Indiana Harbor or The Harbor is the portion of East Chicago, Indiana, located east of the Indiana Harbor and Ship Canal, as opposed to "East Chicago proper" which is located west of the canal. It contains several distinct neighborhoods, including New Addition, Sunnyside, and North Harbor. The Calumet neighborhood is also east of the Canal but sometimes considered distinct from "Indiana Harbor proper".

Although Indiana Harbor has never been a separate town, it has often been referred to as one since its establishment in 1901. Historically, Indiana Harbor was more working-class than East Chicago proper, with a population dominated by workers at Inland Steel and related plants. Rivalries between Indiana Harbor and the rest of East Chicago are common.

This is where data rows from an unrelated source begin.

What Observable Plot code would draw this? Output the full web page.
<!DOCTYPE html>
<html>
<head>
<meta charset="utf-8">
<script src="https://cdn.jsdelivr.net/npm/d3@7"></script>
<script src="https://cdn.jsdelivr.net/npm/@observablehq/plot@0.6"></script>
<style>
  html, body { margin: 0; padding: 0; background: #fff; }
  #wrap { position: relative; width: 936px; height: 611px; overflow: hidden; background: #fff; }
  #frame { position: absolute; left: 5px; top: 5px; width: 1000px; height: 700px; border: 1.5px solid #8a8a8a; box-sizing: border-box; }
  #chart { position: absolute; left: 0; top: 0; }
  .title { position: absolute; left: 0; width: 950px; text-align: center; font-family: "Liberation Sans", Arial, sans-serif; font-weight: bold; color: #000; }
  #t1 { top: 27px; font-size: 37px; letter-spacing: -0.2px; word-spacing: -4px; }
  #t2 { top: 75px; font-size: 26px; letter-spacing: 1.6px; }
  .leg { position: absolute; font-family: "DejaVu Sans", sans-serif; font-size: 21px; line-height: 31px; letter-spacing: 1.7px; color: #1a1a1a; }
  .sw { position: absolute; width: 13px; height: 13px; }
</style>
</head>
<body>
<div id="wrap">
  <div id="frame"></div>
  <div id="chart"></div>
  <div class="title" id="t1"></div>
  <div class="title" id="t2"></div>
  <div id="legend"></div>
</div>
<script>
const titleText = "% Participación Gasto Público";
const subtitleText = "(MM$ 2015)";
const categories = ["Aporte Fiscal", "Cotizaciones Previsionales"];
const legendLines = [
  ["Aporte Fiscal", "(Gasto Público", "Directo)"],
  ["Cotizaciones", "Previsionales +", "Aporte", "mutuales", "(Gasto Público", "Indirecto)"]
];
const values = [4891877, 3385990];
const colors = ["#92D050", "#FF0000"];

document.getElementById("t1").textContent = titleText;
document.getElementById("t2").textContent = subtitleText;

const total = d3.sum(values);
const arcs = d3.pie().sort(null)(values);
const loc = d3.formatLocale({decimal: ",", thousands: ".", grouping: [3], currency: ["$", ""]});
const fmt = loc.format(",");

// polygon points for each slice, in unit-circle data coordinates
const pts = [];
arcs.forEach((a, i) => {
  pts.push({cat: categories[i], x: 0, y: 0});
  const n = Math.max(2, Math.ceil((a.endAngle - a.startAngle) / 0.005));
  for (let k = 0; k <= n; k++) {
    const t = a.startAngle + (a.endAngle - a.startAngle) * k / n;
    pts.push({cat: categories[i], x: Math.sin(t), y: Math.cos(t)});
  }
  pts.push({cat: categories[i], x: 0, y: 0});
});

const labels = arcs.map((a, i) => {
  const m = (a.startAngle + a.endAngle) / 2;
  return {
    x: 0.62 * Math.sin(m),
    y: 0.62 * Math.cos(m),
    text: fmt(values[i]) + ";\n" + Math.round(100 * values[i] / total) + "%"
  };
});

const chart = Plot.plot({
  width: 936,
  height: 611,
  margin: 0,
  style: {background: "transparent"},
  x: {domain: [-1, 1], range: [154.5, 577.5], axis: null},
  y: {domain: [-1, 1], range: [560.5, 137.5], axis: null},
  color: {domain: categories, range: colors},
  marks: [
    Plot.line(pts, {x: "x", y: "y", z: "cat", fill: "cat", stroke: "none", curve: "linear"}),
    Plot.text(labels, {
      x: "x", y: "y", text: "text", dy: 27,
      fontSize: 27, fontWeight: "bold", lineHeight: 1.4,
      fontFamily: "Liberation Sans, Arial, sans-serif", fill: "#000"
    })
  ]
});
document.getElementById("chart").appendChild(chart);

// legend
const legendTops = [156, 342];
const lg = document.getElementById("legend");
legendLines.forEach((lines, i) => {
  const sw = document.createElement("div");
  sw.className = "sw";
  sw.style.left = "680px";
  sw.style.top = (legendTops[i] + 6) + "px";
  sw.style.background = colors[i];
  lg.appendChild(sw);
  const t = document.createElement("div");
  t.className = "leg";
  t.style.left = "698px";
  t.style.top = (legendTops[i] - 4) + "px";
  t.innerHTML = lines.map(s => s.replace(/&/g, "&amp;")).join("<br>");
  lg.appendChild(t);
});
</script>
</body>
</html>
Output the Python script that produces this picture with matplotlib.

Mexican-American settlement in Indiana Harbor began during the steel strike of 1919. By 1928, Indiana Harbor was home to one of the largest Mexican-American communities in the Midwest. The neighborhood has retained a substantial Mexican population, and hosts an annual Mexican Independence Day parade.

Historic structures in the neighborhood include the Indiana Harbor Public Library, a Carnegie library which was added to the National Register of Historic Places in 2005. The main East Chicago Public Library is also located in Indiana Harbor.

Notable people from Indiana Harbor include federal judge Gonzalo Curiel.